* **DIRECTIVE**
Retype the opening lines of the data exactly, stopping after the line that contains "from bokeh.resources import INLINE". Skip every picture.

* **RECORDS TO PROCESS**
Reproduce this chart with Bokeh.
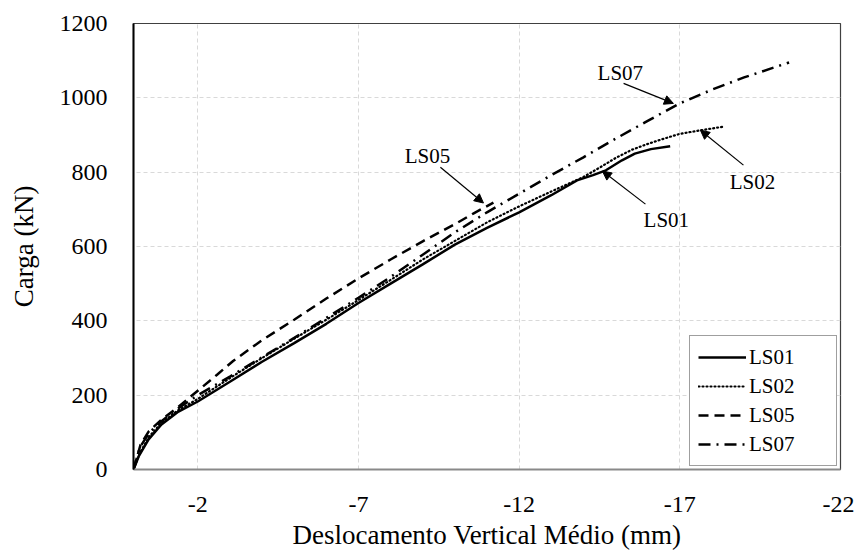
from bokeh.plotting import figure
from bokeh.models import (Range1d, FixedTicker, Legend, LegendItem, Arrow,
                          NormalHead, Label, CustomJSTickFormatter)
from bokeh.embed import file_html
from bokeh.resources import INLINE

# ---------------- data ----------------
ls01_x = [0, -0.16, -0.47, -0.87, -1.4, -2.0, -3.0, -4.0, -5.0, -6.0, -7.0, -8.0,
          -9.0, -10.0, -11.0, -12.0, -13.0, -13.8, -14.3, -14.7, -15.2, -15.6,
          -16.1, -16.7]
ls01_y = [0, 35, 81, 121, 156, 183, 236, 290, 340, 392, 448, 500,
          552, 605, 650, 692, 738, 778, 792, 805, 832, 850, 862, 870]

ls02_x = [0, -0.2, -0.5, -0.9, -1.4, -2.0, -3.0, -4.0, -5.0, -6.0, -7.0, -8.0,
          -9.0, -10.0, -11.0, -12.0, -13.0, -14.0, -14.5, -15.0, -15.5, -16.0,
          -16.5, -17.0, -17.6, -18.4]
ls02_y = [0, 45, 90, 128, 160, 190, 246, 300, 352, 403, 456, 510,
          565, 615, 665, 708, 748, 787, 812, 838, 860, 876, 890, 903, 912, 923]

ls05_x = [0, -0.22, -0.47, -0.87, -1.4, -2.0, -2.6, -3.1, -4.0, -5.0, -6.0,
          -7.0, -8.0, -9.0, -10.0, -10.6, -11.2]
ls05_y = [0, 67, 102, 134, 169, 212, 255, 292, 348, 403, 460, 514, 565, 614,
          660, 690, 718]

ls07_x = [0, -0.2, -0.5, -0.9, -1.4, -2.0, -3.0, -4.0, -5.0, -6.0, -7.0, -8.0,
          -9.0, -10.0, -11.0, -12.0, -13.0, -14.0, -15.0, -16.0, -17.0, -18.0,
          -19.0, -20.4]
ls07_y = [0, 60, 100, 132, 165, 200, 250, 302, 354, 408, 462, 518, 578, 638,
          692, 742, 792, 840, 890, 938, 985, 1022, 1055, 1095]

x_ticks = [-2, -7, -12, -17, -22]
y_ticks = [0, 200, 400, 600, 800, 1000, 1200]

series_names = ["LS01", "LS02", "LS05", "LS07"]

# annotation callouts: (label, text x, text y, arrow start x, y, arrow end x, y)
callouts = [
    ("LS07", -15.15, 1068, -15.25, 1039, -16.8, 985),
    ("LS02", -19.26, 773, -18.98, 819, -17.64, 913),
    ("LS01", -16.58, 671, -15.93, 714, -14.59, 803),
    ("LS05", -9.15, 843, -9.55, 813, -10.89, 717),
]

FONT = "Liberation Serif"

p = figure(width=854, height=554, output_backend="svg", toolbar_location=None,
           x_range=Range1d(0, -22), y_range=Range1d(0, 1200),
           min_border_left=133, min_border_right=14, min_border_top=23,
           min_border_bottom=85)

p.background_fill_color = "white"
p.border_fill_color = "white"
p.outline_line_color = "#404040"
p.outline_line_width = 1.2

# grids
for g in (p.xgrid, p.ygrid):
    g.grid_line_color = "#d9d9d9"
    g.grid_line_dash = "4 3"
    g.grid_line_width = 1

p.xaxis.ticker = FixedTicker(ticks=x_ticks)
p.yaxis.ticker = FixedTicker(ticks=y_ticks)
p.xaxis.formatter = CustomJSTickFormatter(code="return String(tick);")
p.yaxis.formatter = CustomJSTickFormatter(code="return String(tick);")

for ax in (p.xaxis, p.yaxis):
    ax.major_tick_line_color = None
    ax.minor_tick_line_color = None
    ax.major_label_text_font = FONT
    ax.major_label_text_font_size = "24px"
    ax.major_label_text_color = "black"
    ax.axis_label_text_font = FONT
    ax.axis_label_text_font_size = "27px"
    ax.axis_label_text_font_style = "normal"
    ax.axis_label_text_color = "black"

p.xaxis.axis_line_color = "#898989"
p.xaxis.axis_line_width = 2
p.yaxis.axis_line_color = "black"
p.yaxis.axis_line_width = 2

p.xaxis.axis_label = "Deslocamento Vertical Médio (mm)"
p.yaxis.axis_label = "Carga (kN)"
p.xaxis.major_label_standoff = 21
p.xaxis.axis_label_standoff = 5
p.yaxis.major_label_standoff = 20
p.yaxis.axis_label_standoff = 18

r1 = p.line(ls01_x, ls01_y, line_color="black", line_width=2.5)
r2 = p.line(ls02_x, ls02_y, line_color="black", line_width=2.2,
            line_dash="1 3", line_cap="round")
r3 = p.line(ls05_x, ls05_y, line_color="black", line_width=2.5,
            line_dash="10 6")
r4 = p.line(ls07_x, ls07_y, line_color="black", line_width=2.5,
            line_dash="12 6 2 6")

legend = Legend(items=[LegendItem(label=n, renderers=[r])
                       for n, r in zip(series_names, [r1, r2, r3, r4])],
                location="bottom_right")
legend.label_text_font = FONT
legend.label_text_font_size = "21px"
legend.label_text_color = "black"
legend.glyph_width = 48
legend.glyph_height = 26
legend.label_height = 26
legend.label_width = 79
legend.label_standoff = 3
legend.spacing = 3
legend.padding = 8
legend.margin = 3
legend.border_line_color = "#404040"
legend.border_line_width = 1
legend.background_fill_alpha = 1
p.add_layout(legend)

for name, tx, ty, xs, ys, xe, ye in callouts:
    p.add_layout(Arrow(end=NormalHead(size=9, fill_color="black",
                                      line_color="black"),
                       x_start=xs, y_start=ys, x_end=xe, y_end=ye,
                       line_color="black", line_width=1.2))
    p.add_layout(Label(x=tx, y=ty, text=name, text_align="center",
                       text_baseline="middle", text_font=FONT,
                       text_font_size="21px", text_color="black"))

open("out.html", "w").write(file_html(p, INLINE))
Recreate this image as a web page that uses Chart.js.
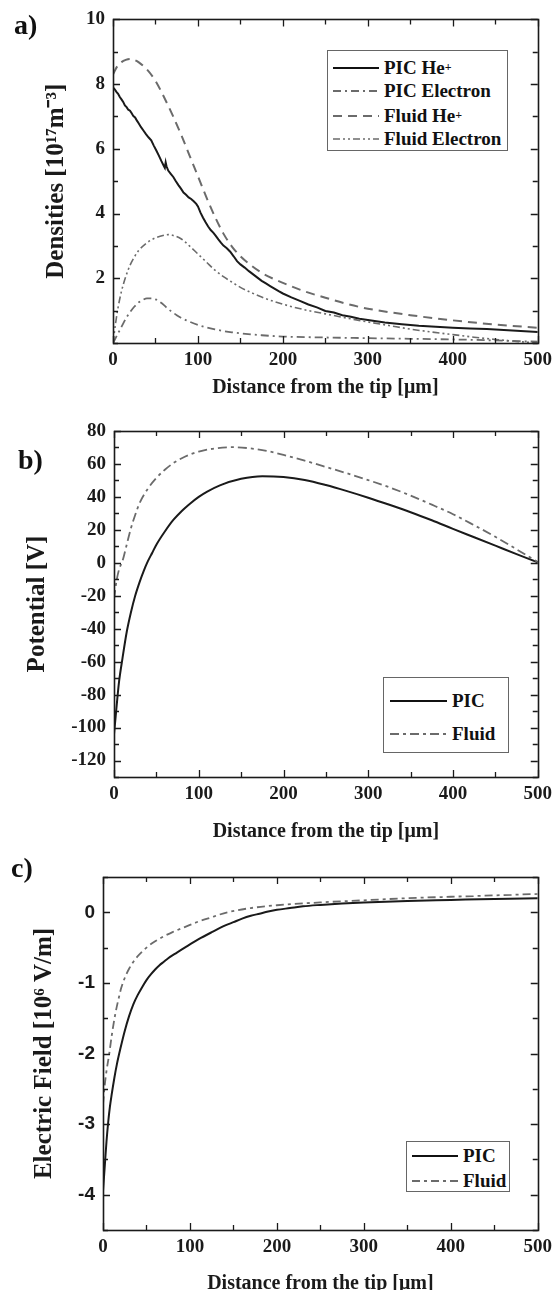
<!DOCTYPE html>
<html><head><meta charset="utf-8">
<script src="https://cdn.jsdelivr.net/npm/chart.js@4.4.1/dist/chart.umd.min.js"></script>
<style>
html,body{margin:0;padding:0;background:#fff;overflow:hidden;width:558px;height:1290px;position:relative}
canvas{position:absolute;left:0}
.lbl{position:absolute;font:bold 28px 'Liberation Serif',serif;color:#111;line-height:28px}
.leg{position:absolute;border:1px solid #666;background:#fff;box-sizing:border-box}
.row{position:absolute;display:flex;align-items:center;font:bold 19px 'Liberation Serif',serif;color:#111;white-space:nowrap;height:22px}
.row svg{margin-right:5px}
sup{font-size:12px;line-height:0;position:relative;top:-1px}
</style></head>
<body>
<canvas id="ca" width="558" height="405" style="top:0"></canvas>
<canvas id="cb" width="558" height="445" style="top:405px"></canvas>
<canvas id="cc" width="558" height="460" style="top:850px"></canvas>

<div class="lbl" style="left:14px;top:11px">a)</div>
<div class="lbl" style="left:18px;top:446px">b)</div>
<div class="lbl" style="left:11px;top:854px">c)</div>

<div class="leg" style="left:327px;top:50px;width:181px;height:101px">
  <div class="row" style="left:5px;top:6px"><svg width="46" height="6"><line x1="0" y1="3" x2="46" y2="3" stroke="#111" stroke-width="2"/></svg>PIC He<sup>+</sup></div>
  <div class="row" style="left:5px;top:29px"><svg width="46" height="6"><line x1="0" y1="3" x2="46" y2="3" stroke="#6b6b6b" stroke-width="1.8" stroke-dasharray="8,4,2,4"/></svg>PIC Electron</div>
  <div class="row" style="left:5px;top:54px"><svg width="46" height="6"><line x1="0" y1="3" x2="46" y2="3" stroke="#6b6b6b" stroke-width="2" stroke-dasharray="9,6"/></svg>Fluid He<sup>+</sup></div>
  <div class="row" style="left:5px;top:77px"><svg width="46" height="6"><line x1="0" y1="3" x2="46" y2="3" stroke="#6b6b6b" stroke-width="1.6" stroke-dasharray="7,3,2,3,2,3"/></svg>Fluid Electron</div>
</div>

<div class="leg" style="left:383px;top:677px;width:126px;height:76px">
  <div class="row" style="left:6px;top:12px"><svg width="57" height="6"><line x1="0" y1="3" x2="57" y2="3" stroke="#111" stroke-width="2"/></svg>PIC</div>
  <div class="row" style="left:6px;top:45px"><svg width="57" height="6"><line x1="0" y1="3" x2="57" y2="3" stroke="#6b6b6b" stroke-width="1.8" stroke-dasharray="9,4,3,4"/></svg>Fluid</div>
</div>

<div class="leg" style="left:406px;top:1141px;width:104px;height:51px">
  <div class="row" style="left:5px;top:3px"><svg width="46" height="6"><line x1="0" y1="3" x2="46" y2="3" stroke="#111" stroke-width="2"/></svg>PIC</div>
  <div class="row" style="left:5px;top:28px"><svg width="46" height="6"><line x1="0" y1="3" x2="46" y2="3" stroke="#6b6b6b" stroke-width="1.8" stroke-dasharray="8,4,3,4"/></svg>Fluid</div>
</div>

<script>
// ---------- Panel a: densities ----------
const picHeX = [0,2,4,6,8,10,12,14,16,18,20,22,24,26,28,30,33,36,39,42,45,48,51,54,57,60,61,62,63,65,68,71,74,77,80,83,86,89,92,95,98,100,103,106,109,112,115,118,121,124,127,130,134,138,142,146,150,155,160,165,170,175,180,185,190,195,200,210,220,230,240,250,260,270,280,290,300,320,340,360,380,400,420,440,460,480,500];
const picHeY = [7.9,7.84,7.76,7.7,7.6,7.53,7.45,7.34,7.29,7.21,7.18,7.1,7.01,6.97,6.88,6.8,6.67,6.56,6.45,6.35,6.26,6.1,5.95,5.79,5.62,5.46,5.41,5.58,5.46,5.33,5.23,5.13,5.0,4.88,4.77,4.65,4.58,4.5,4.45,4.38,4.3,4.22,4.03,3.87,3.73,3.6,3.49,3.41,3.31,3.2,3.1,3.01,2.93,2.82,2.68,2.53,2.43,2.33,2.22,2.12,2.02,1.92,1.84,1.76,1.68,1.6,1.53,1.41,1.3,1.19,1.1,0.99,0.94,0.86,0.81,0.75,0.71,0.63,0.58,0.53,0.5,0.47,0.45,0.43,0.4,0.37,0.34];
const picElX = [0,5,10,15,20,25,30,35,40,45,50,55,60,65,70,75,80,90,100,110,120,130,140,150,175,200,250,300,350,400,450,500];
const picElY = [0,0.25,0.5,0.75,0.95,1.12,1.25,1.33,1.38,1.38,1.35,1.27,1.17,1.05,0.95,0.86,0.78,0.66,0.56,0.48,0.42,0.37,0.33,0.3,0.24,0.2,0.17,0.15,0.13,0.11,0.08,0.04];
const fluHeX = [0,5,10,15,20,25,30,40,50,60,70,80,90,100,110,120,130,140,150,160,175,190,200,225,250,275,300,350,400,450,500];
const fluHeY = [8.3,8.55,8.68,8.75,8.78,8.75,8.68,8.45,8.1,7.6,7.05,6.45,5.8,5.15,4.5,3.9,3.38,2.98,2.68,2.45,2.17,1.97,1.86,1.6,1.4,1.21,1.06,0.86,0.7,0.57,0.47];
const fluElX = [0,3,6,10,15,20,25,30,40,50,60,65,70,80,90,100,110,120,130,140,150,175,200,225,250,275,300,325,350,375,400,425,450,475,500];
const fluElY = [0,0.6,1.1,1.6,2.05,2.4,2.65,2.85,3.1,3.25,3.33,3.35,3.33,3.22,3.0,2.75,2.5,2.25,2.05,1.88,1.72,1.42,1.2,1.03,0.9,0.77,0.65,0.54,0.43,0.34,0.26,0.18,0.11,0.05,0];
const aYMajor = [2,4,6,8,10];
const aYMinor = [0,1,3,5,7,9];

// ---------- Panel b: potential ----------
const potPicX = [0,2,4,6,10,15,20,25,30,35,40,45,50,60,70,80,90,100,110,125,150,175,200,225,250,275,300,325,350,375,400,425,450,475,500];
const potPicY = [-104,-93,-82,-72,-58,-42,-30,-20,-12,-5,1,6,11,19,26,31.5,36,40,43.2,47,51,52.6,52.1,50.3,47.2,43.5,39.5,35.2,30.7,25.8,20.6,15.5,10.4,5.3,0.3];
const potFluX = [0,3,6,10,15,20,25,30,40,50,60,70,80,90,100,120,140,160,180,200,225,250,275,300,325,350,375,400,425,450,475,500];
const potFluY = [-22,-11,-4,1,11,21,29,36,45,51.5,56.5,60.5,63.5,65.8,67.5,69.5,70.2,69.5,68,65.5,62,58.2,54.3,50.2,45.8,40.8,35.3,29.5,22.8,15.8,8.2,0.5];
const bYMajor = [-120,-100,-80,-60,-40,-20,0,20,40,60,80];
const bYMinor = [-130,-110,-90,-70,-50,-30,-10,10,30,50,70];

// ---------- Panel c: electric field ----------
const efPicX = [0,2,4,6,8,10,13,16,20,25,30,35,40,45,50,55,60,65,70,75,85,94,110,127,140,150,160,170,180,190,200,215,230,250,275,300,350,400,450,500];
const efPicY = [-3.95,-3.6,-3.25,-2.97,-2.75,-2.58,-2.35,-2.15,-1.93,-1.68,-1.47,-1.3,-1.17,-1.06,-0.96,-0.88,-0.81,-0.75,-0.7,-0.65,-0.57,-0.5,-0.38,-0.27,-0.19,-0.14,-0.09,-0.05,-0.02,0.01,0.035,0.06,0.085,0.105,0.125,0.14,0.16,0.175,0.19,0.2];
const efFluX = [0,2,4,7,10,14,18,21,25,30,35,40,52,60,70,80,94,110,120,143,170,200,250,300,350,400,450,500];
const efFluY = [-2.72,-2.45,-2.25,-2.02,-1.75,-1.45,-1.22,-1.07,-0.93,-0.8,-0.7,-0.62,-0.48,-0.41,-0.34,-0.28,-0.21,-0.13,-0.09,0.0,0.06,0.1,0.14,0.17,0.2,0.22,0.24,0.26];
const cYMajor = [-4,-3,-2,-1,0];
const cYMinor = [-4.5,-3.5,-2.5,-1.5,-0.5,0.5];

const xMajor = [0,100,200,300,400,500];
const xMinor = [50,150,250,350,450];

// ---------- helpers ----------
const SERIF = "'Liberation Serif','Times New Roman',serif";
const SANS = "'Liberation Sans',Arial,sans-serif";
const INK = '#1a1a1a', GREY = '#6b6b6b';
const pts = (xs, ys) => xs.map((x, i) => ({x, y: ys[i]}));
const setTicks = (major, minor) => s => { s.ticks = major.concat(minor).sort((a,b)=>a-b).map(v => ({value: v})); };
const showMajor = major => v => major.includes(v) ? String(v) : '';

// draws the plot frame and the inward major/minor tick marks on all four sides
const frameTicks = {
  id: 'frameTicks',
  afterDraw(chart, args, opts) {
    const {ctx, chartArea: a, scales} = chart;
    const xs = scales.x, ys = scales.y;
    ctx.save();
    ctx.strokeStyle = INK;
    ctx.lineWidth = 1.3;
    ctx.beginPath();
    xs.ticks.forEach(t => {
      const p = Math.round(xs.getPixelForValue(t.value)) + 0.5;
      const L = opts.xMajor.includes(t.value) ? 7 : 5;
      ctx.moveTo(p, a.bottom); ctx.lineTo(p, a.bottom - L);
      ctx.moveTo(p, a.top); ctx.lineTo(p, a.top + L);
    });
    ys.ticks.forEach(t => {
      const p = Math.round(ys.getPixelForValue(t.value)) + 0.5;
      const L = opts.yMajor.includes(t.value) ? 7 : 5;
      ctx.moveTo(a.left, p); ctx.lineTo(a.left + L, p);
      ctx.moveTo(a.right, p); ctx.lineTo(a.right - L, p);
    });
    ctx.stroke();
    ctx.lineWidth = 1.6;
    ctx.strokeRect(Math.round(a.left) + 0.5, Math.round(a.top) + 0.5,
                   Math.round(a.right - a.left), Math.round(a.bottom - a.top));
    ctx.restore();
  }
};

function makeScales(o) {
  return {
    x: {
      type: 'linear', position: 'bottom', min: 0, max: 500,
      afterBuildTicks: setTicks(xMajor, xMinor),
      afterFit: s => { s.height = o.xH; },
      border: {display: false},
      grid: {display: false, drawTicks: false},
      ticks: {autoSkip: false, maxRotation: 0, padding: 6, color: INK,
              font: {family: SERIF, weight: 'bold', size: 19}, callback: showMajor(xMajor)},
      title: {display: true, text: 'Distance from the tip [μm]', color: INK,
              font: {family: SERIF, weight: 'bold', size: 20}, padding: {top: 0, bottom: o.xtPad}}
    },
    y: {
      type: 'linear', position: 'left', min: o.ymin, max: o.ymax,
      afterBuildTicks: setTicks(o.yMajor, o.yMinor),
      afterFit: s => { s.width = o.left; },
      border: {display: false},
      grid: {display: false, drawTicks: false},
      ticks: {autoSkip: false, padding: 8, color: INK,
              font: {family: o.yFont, weight: 'bold', size: o.yFs}, callback: showMajor(o.yMajor)},
      title: {display: true, text: o.yTitle, color: INK,
              font: {family: SERIF, weight: 'bold', size: 25}, padding: {top: o.ytPad, bottom: 0}}
    }
  };
}

function ds(label, xs, ys, color, width, dash, smooth) {
  return {label, data: pts(xs, ys), borderColor: color, borderWidth: width, borderDash: dash,
          pointRadius: 0, fill: false, tension: 0,
          cubicInterpolationMode: smooth ? 'monotone' : 'default'};
}

function make(id, datasets, o) {
  new Chart(document.getElementById(id), {
    type: 'line',
    data: {datasets},
    options: {
      responsive: false, animation: false, devicePixelRatio: 1,
      layout: {padding: {top: o.top, right: o.right, left: 0, bottom: 0}},
      plugins: {legend: {display: false}, tooltip: {enabled: false},
                frameTicks: {xMajor: xMajor, yMajor: o.yMajor}},
      scales: makeScales(o)
    },
    plugins: [frameTicks]
  });
}

make('ca', [
  ds('Fluid Electron', fluElX, fluElY, GREY, 1.6, [7,3,2,3,2,3], true),
  ds('PIC Electron', picElX, picElY, GREY, 1.8, [8,4,2,4], true),
  ds('Fluid He+', fluHeX, fluHeY, GREY, 2, [9,6], true),
  ds('PIC He+', picHeX, picHeY, INK, 2, [], false)
], {xH: 62, xtPad: 5, top: 18, left: 113, right: 17, ymin: 0, ymax: 10,
    yMajor: aYMajor, yMinor: aYMinor, yFont: SERIF, yFs: 19,
    yTitle: 'Densities [10¹⁷m⁻³]', ytPad: 42});

make('cb', [
  ds('Fluid', potFluX, potFluY, GREY, 1.8, [9,4,3,4], true),
  ds('PIC', potPicX, potPicY, INK, 2, [], true)
], {xH: 73, xtPad: 6, top: 26, left: 114, right: 17, ymin: -130, ymax: 80,
    yMajor: bYMajor, yMinor: bYMinor, yFont: SERIF, yFs: 19,
    yTitle: 'Potential [V]', ytPad: 23});

make('cc', [
  ds('Fluid', efFluX, efFluY, GREY, 1.8, [8,4,3,4], true),
  ds('PIC', efPicX, efPicY, INK, 2, [], true)
], {xH: 80, xtPad: 14, top: 27, left: 103, right: 17, ymin: -4.5, ymax: 0.5,
    yMajor: cYMajor, yMinor: cYMinor, yFont: SANS, yFs: 19,
    yTitle: 'Electric Field [10⁶ V/m]', ytPad: 30});
</script>
</body></html>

* **EXERCISE RESPONSE**
Reproduce this chart with Bokeh.
from bokeh.plotting import figure
from bokeh.models import (Range1d, FixedTicker, Legend, LegendItem, Arrow,
                          NormalHead, Label, CustomJSTickFormatter)
from bokeh.embed import file_html
from bokeh.resources import INLINE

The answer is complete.